■ **Task description**
Omit any picture, and return the remaining data exactly as written.

* Start Provided data *

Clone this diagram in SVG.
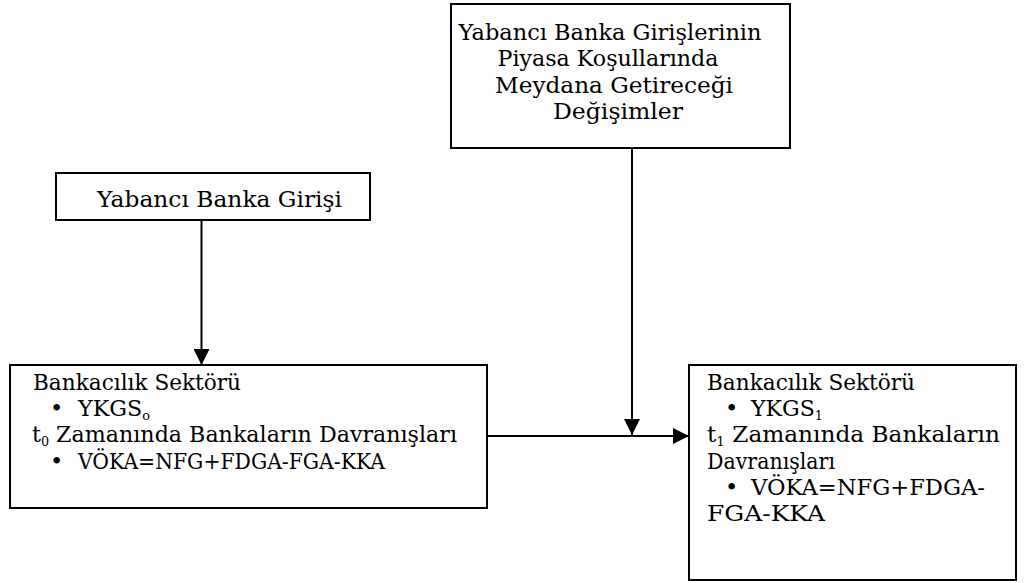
<svg xmlns="http://www.w3.org/2000/svg" width="1032" height="583" viewBox="0 0 1032 583">
<defs>
<style>
.box{fill:#fff;stroke:#000;stroke-width:2}
.t{font-family:"DejaVu Serif","Liberation Serif",serif;font-size:22.5px;fill:#000}
.c{text-anchor:middle}
.sub{font-size:13px}
.edge{stroke:#000;stroke-width:2;fill:none}
</style>
<marker id="ah" viewBox="0 0 16 16" refX="16" refY="8" markerWidth="16" markerHeight="16" markerUnits="userSpaceOnUse" orient="auto">
<path d="M0,0 L16,8 L0,16 Z" fill="#000"/>
</marker>
</defs>
<rect width="1032" height="583" fill="#fff"/>
<g id="connectors">
<line class="edge" x1="201.5" y1="220" x2="201.5" y2="365" marker-end="url(#ah)"/>
<line class="edge" x1="632" y1="148" x2="632" y2="435" marker-end="url(#ah)"/>
<line class="edge" x1="487" y1="436" x2="689" y2="436" marker-end="url(#ah)"/>
</g>
<g id="n-top">
<rect class="box" x="451" y="4" width="339" height="144"/>
<text class="t c" x="610" y="39.5" textLength="303" lengthAdjust="spacingAndGlyphs">Yabancı Banka Girişlerinin</text>
<text class="t c" x="608" y="66" textLength="221" lengthAdjust="spacingAndGlyphs">Piyasa Koşullarında</text>
<text class="t c" x="614" y="92.5" textLength="238" lengthAdjust="spacingAndGlyphs">Meydana Getireceği</text>
<text class="t c" x="618" y="119" textLength="130" lengthAdjust="spacingAndGlyphs">Değişimler</text>
</g>
<g id="n-giris">
<rect class="box" x="56" y="173" width="314" height="47"/>
<text class="t c" x="219.5" y="207" textLength="245" lengthAdjust="spacingAndGlyphs">Yabancı Banka Girişi</text>
</g>
<g id="n-t0">
<rect class="box" x="10" y="365" width="477" height="143"/>
<text class="t" x="33" y="390" textLength="208" lengthAdjust="spacingAndGlyphs">Bankacılık Sektörü</text>
<text class="t" x="50" y="416">•</text>
<text class="t" x="78" y="416" textLength="72" lengthAdjust="spacingAndGlyphs">YKGS<tspan class="sub" dy="4">o</tspan></text>
<text class="t" x="32" y="442" textLength="425" lengthAdjust="spacingAndGlyphs">t<tspan class="sub" dy="4">0</tspan><tspan dy="-4"> Zamanında Bankaların Davranışları</tspan></text>
<text class="t" x="50" y="469">•</text>
<text class="t" x="78" y="469" textLength="307" lengthAdjust="spacingAndGlyphs">VÖKA=NFG+FDGA-FGA-KKA</text>
</g>
<g id="n-t1">
<rect class="box" x="689" y="365" width="327" height="215"/>
<text class="t" x="707" y="390" textLength="208" lengthAdjust="spacingAndGlyphs">Bankacılık Sektörü</text>
<text class="t" x="725" y="416">•</text>
<text class="t" x="751" y="416" textLength="72" lengthAdjust="spacingAndGlyphs">YKGS<tspan class="sub" dy="4">1</tspan></text>
<text class="t" x="707" y="442" textLength="293" lengthAdjust="spacingAndGlyphs">t<tspan class="sub" dy="4">1</tspan><tspan dy="-4"> Zamanında Bankaların</tspan></text>
<text class="t" x="707" y="469" textLength="128" lengthAdjust="spacingAndGlyphs">Davranışları</text>
<text class="t" x="725" y="495">•</text>
<text class="t" x="751" y="495" textLength="234" lengthAdjust="spacingAndGlyphs">VÖKA=NFG+FDGA-</text>
<text class="t" x="707" y="521" textLength="118" lengthAdjust="spacingAndGlyphs">FGA-KKA</text>
</g>
</svg>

* End Provided data *

■ **Task output**
Clone this diagram in SVG.
<svg xmlns="http://www.w3.org/2000/svg" width="1032" height="583" viewBox="0 0 1032 583">
<defs>
<style>
.box{fill:#fff;stroke:#000;stroke-width:2}
.t{font-family:"DejaVu Serif","Liberation Serif",serif;font-size:22.5px;fill:#000}
.c{text-anchor:middle}
.sub{font-size:13px}
.edge{stroke:#000;stroke-width:2;fill:none}
</style>
<marker id="ah" viewBox="0 0 16 16" refX="16" refY="8" markerWidth="16" markerHeight="16" markerUnits="userSpaceOnUse" orient="auto">
<path d="M0,0 L16,8 L0,16 Z" fill="#000"/>
</marker>
</defs>
<rect width="1032" height="583" fill="#fff"/>
<g id="connectors">
<line class="edge" x1="201.5" y1="220" x2="201.5" y2="365" marker-end="url(#ah)"/>
<line class="edge" x1="632" y1="148" x2="632" y2="435" marker-end="url(#ah)"/>
<line class="edge" x1="487" y1="436" x2="689" y2="436" marker-end="url(#ah)"/>
</g>
<g id="n-top">
<rect class="box" x="451" y="4" width="339" height="144"/>
<text class="t c" x="610" y="39.5" textLength="303" lengthAdjust="spacingAndGlyphs">Yabancı Banka Girişlerinin</text>
<text class="t c" x="608" y="66" textLength="221" lengthAdjust="spacingAndGlyphs">Piyasa Koşullarında</text>
<text class="t c" x="614" y="92.5" textLength="238" lengthAdjust="spacingAndGlyphs">Meydana Getireceği</text>
<text class="t c" x="618" y="119" textLength="130" lengthAdjust="spacingAndGlyphs">Değişimler</text>
</g>
<g id="n-giris">
<rect class="box" x="56" y="173" width="314" height="47"/>
<text class="t c" x="219.5" y="207" textLength="245" lengthAdjust="spacingAndGlyphs">Yabancı Banka Girişi</text>
</g>
<g id="n-t0">
<rect class="box" x="10" y="365" width="477" height="143"/>
<text class="t" x="33" y="390" textLength="208" lengthAdjust="spacingAndGlyphs">Bankacılık Sektörü</text>
<text class="t" x="50" y="416">•</text>
<text class="t" x="78" y="416" textLength="72" lengthAdjust="spacingAndGlyphs">YKGS<tspan class="sub" dy="4">o</tspan></text>
<text class="t" x="32" y="442" textLength="425" lengthAdjust="spacingAndGlyphs">t<tspan class="sub" dy="4">0</tspan><tspan dy="-4"> Zamanında Bankaların Davranışları</tspan></text>
<text class="t" x="50" y="469">•</text>
<text class="t" x="78" y="469" textLength="307" lengthAdjust="spacingAndGlyphs">VÖKA=NFG+FDGA-FGA-KKA</text>
</g>
<g id="n-t1">
<rect class="box" x="689" y="365" width="327" height="215"/>
<text class="t" x="707" y="390" textLength="208" lengthAdjust="spacingAndGlyphs">Bankacılık Sektörü</text>
<text class="t" x="725" y="416">•</text>
<text class="t" x="751" y="416" textLength="72" lengthAdjust="spacingAndGlyphs">YKGS<tspan class="sub" dy="4">1</tspan></text>
<text class="t" x="707" y="442" textLength="293" lengthAdjust="spacingAndGlyphs">t<tspan class="sub" dy="4">1</tspan><tspan dy="-4"> Zamanında Bankaların</tspan></text>
<text class="t" x="707" y="469" textLength="128" lengthAdjust="spacingAndGlyphs">Davranışları</text>
<text class="t" x="725" y="495">•</text>
<text class="t" x="751" y="495" textLength="234" lengthAdjust="spacingAndGlyphs">VÖKA=NFG+FDGA-</text>
<text class="t" x="707" y="521" textLength="118" lengthAdjust="spacingAndGlyphs">FGA-KKA</text>
</g>
</svg>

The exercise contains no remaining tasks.